§ **EXERCISE PROMPT**: Your task is to retype, word for word, the lines from the start of the data through the line holding "ax.spines['bottom'].set_linewidth(1.6)". Do not include the pictures.

** Begin COLLECTED MATERIAL **

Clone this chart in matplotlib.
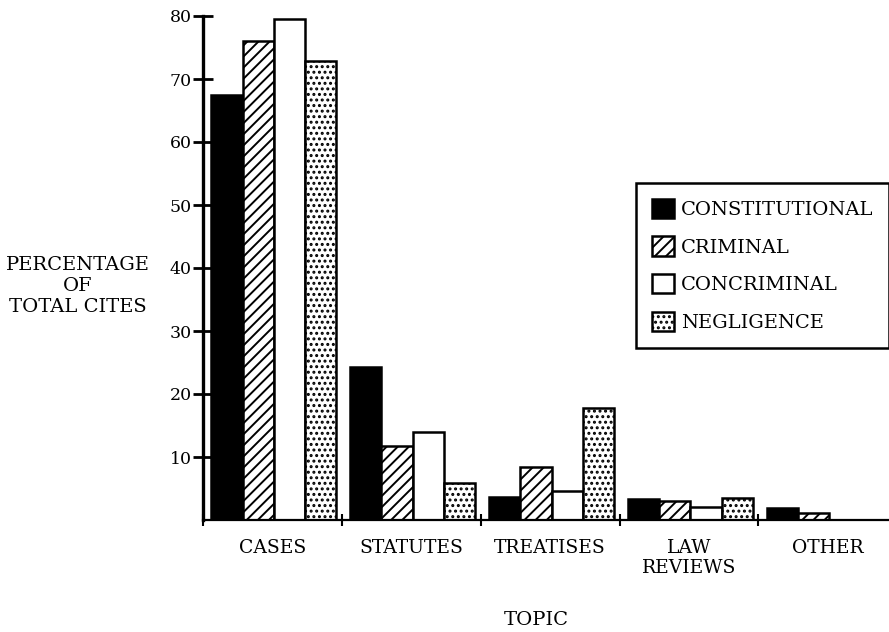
import matplotlib
matplotlib.use('Agg')

from matplotlib import pyplot as plt
from matplotlib.patches import Patch
import numpy as np

# Data (percentage of total cites)
topics = ["CASES", "STATUTES", "TREATISES", "LAW\nREVIEWS", "OTHER"]
series_names = ["CONSTITUTIONAL", "CRIMINAL", "CONCRIMINAL", "NEGLIGENCE"]
constitutional = [67.4, 24.3, 3.7, 3.4, 1.9]
criminal = [76.0, 11.8, 8.4, 3.0, 1.1]
concriminal = [79.5, 14.0, 4.6, 2.1, 0.0]
negligence = [72.9, 5.9, 17.7, 3.5, 0.0]
y_ticks = [10, 20, 30, 40, 50, 60, 70, 80]

# Fill styles for each series
styles = [dict(facecolor='black', hatch=None),
          dict(facecolor='white', hatch='///'),
          dict(facecolor='white', hatch=None),
          dict(facecolor='white', hatch='...')]

plt.rcParams['font.family'] = 'DejaVu Serif'
plt.rcParams['hatch.linewidth'] = 1.4

fig = plt.figure(figsize=(8.89, 6.32), dpi=100)
ax = fig.add_axes([203 / 889, 1 - 520 / 632, 1 - 203 / 889, (520 - 16) / 632])

bar_w = 0.225
offset = 0.06
x = np.arange(len(topics))
for j, vals in enumerate([constitutional, criminal, concriminal, negligence]):
    ax.bar(x + offset + j * bar_w, vals, width=bar_w, align='edge',
           edgecolor='black', linewidth=1.8, **styles[j])

ax.set_xlim(0, 4.94)
ax.set_ylim(0, 80)

for side in ['top', 'right']:
    ax.spines[side].set_visible(False)
ax.spines['left'].set_linewidth(2.4)
ax.spines['bottom'].set_linewidth(1.6)

ax.set_yticks(y_ticks)
ax.set_yticklabels([str(v) for v in y_ticks], fontsize=12.5)
ax.tick_params(axis='y', direction='inout', length=14, width=2, pad=1)

ax.set_xticks(np.arange(5))
ax.set_xticklabels([])
ax.tick_params(axis='x', which='major', direction='inout', length=9, width=1.5)
ax.set_xticks(x + 0.5, minor=True)
ax.set_xticklabels(topics, minor=True, fontsize=13.5, linespacing=1.1)
ax.tick_params(axis='x', which='minor', length=0, pad=14)

fig.text(78 / 889, 1 - 286 / 632, "PERCENTAGE\nOF\nTOTAL CITES",
         ha='center', va='center', fontsize=14, linespacing=1.25)
fig.text(536 / 889, 1 - 620 / 632, "TOPIC", ha='center', va='center', fontsize=14)

handles = [Patch(edgecolor='black', linewidth=1.8, **s) for s in styles]
leg = fig.legend(handles, series_names, loc='upper left',
                 bbox_to_anchor=(636 / 889, 1 - 183 / 632), fontsize=14,
                 handlelength=1.15, handleheight=1.15, handletextpad=0.35,
                 labelspacing=0.9, borderpad=0.8, borderaxespad=0,
                 fancybox=False, framealpha=1, edgecolor='black')
leg.get_frame().set_linewidth(1.8)

plt.savefig("out.png", dpi=100)
plt.close()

** End COLLECTED MATERIAL **

§ **TASK SOLUTION**:
Clone this chart in matplotlib.
import matplotlib
matplotlib.use('Agg')

from matplotlib import pyplot as plt
from matplotlib.patches import Patch
import numpy as np

# Data (percentage of total cites)
topics = ["CASES", "STATUTES", "TREATISES", "LAW\nREVIEWS", "OTHER"]
series_names = ["CONSTITUTIONAL", "CRIMINAL", "CONCRIMINAL", "NEGLIGENCE"]
constitutional = [67.4, 24.3, 3.7, 3.4, 1.9]
criminal = [76.0, 11.8, 8.4, 3.0, 1.1]
concriminal = [79.5, 14.0, 4.6, 2.1, 0.0]
negligence = [72.9, 5.9, 17.7, 3.5, 0.0]
y_ticks = [10, 20, 30, 40, 50, 60, 70, 80]

# Fill styles for each series
styles = [dict(facecolor='black', hatch=None),
          dict(facecolor='white', hatch='///'),
          dict(facecolor='white', hatch=None),
          dict(facecolor='white', hatch='...')]

plt.rcParams['font.family'] = 'DejaVu Serif'
plt.rcParams['hatch.linewidth'] = 1.4

fig = plt.figure(figsize=(8.89, 6.32), dpi=100)
ax = fig.add_axes([203 / 889, 1 - 520 / 632, 1 - 203 / 889, (520 - 16) / 632])

bar_w = 0.225
offset = 0.06
x = np.arange(len(topics))
for j, vals in enumerate([constitutional, criminal, concriminal, negligence]):
    ax.bar(x + offset + j * bar_w, vals, width=bar_w, align='edge',
           edgecolor='black', linewidth=1.8, **styles[j])

ax.set_xlim(0, 4.94)
ax.set_ylim(0, 80)

for side in ['top', 'right']:
    ax.spines[side].set_visible(False)
ax.spines['left'].set_linewidth(2.4)
ax.spines['bottom'].set_linewidth(1.6)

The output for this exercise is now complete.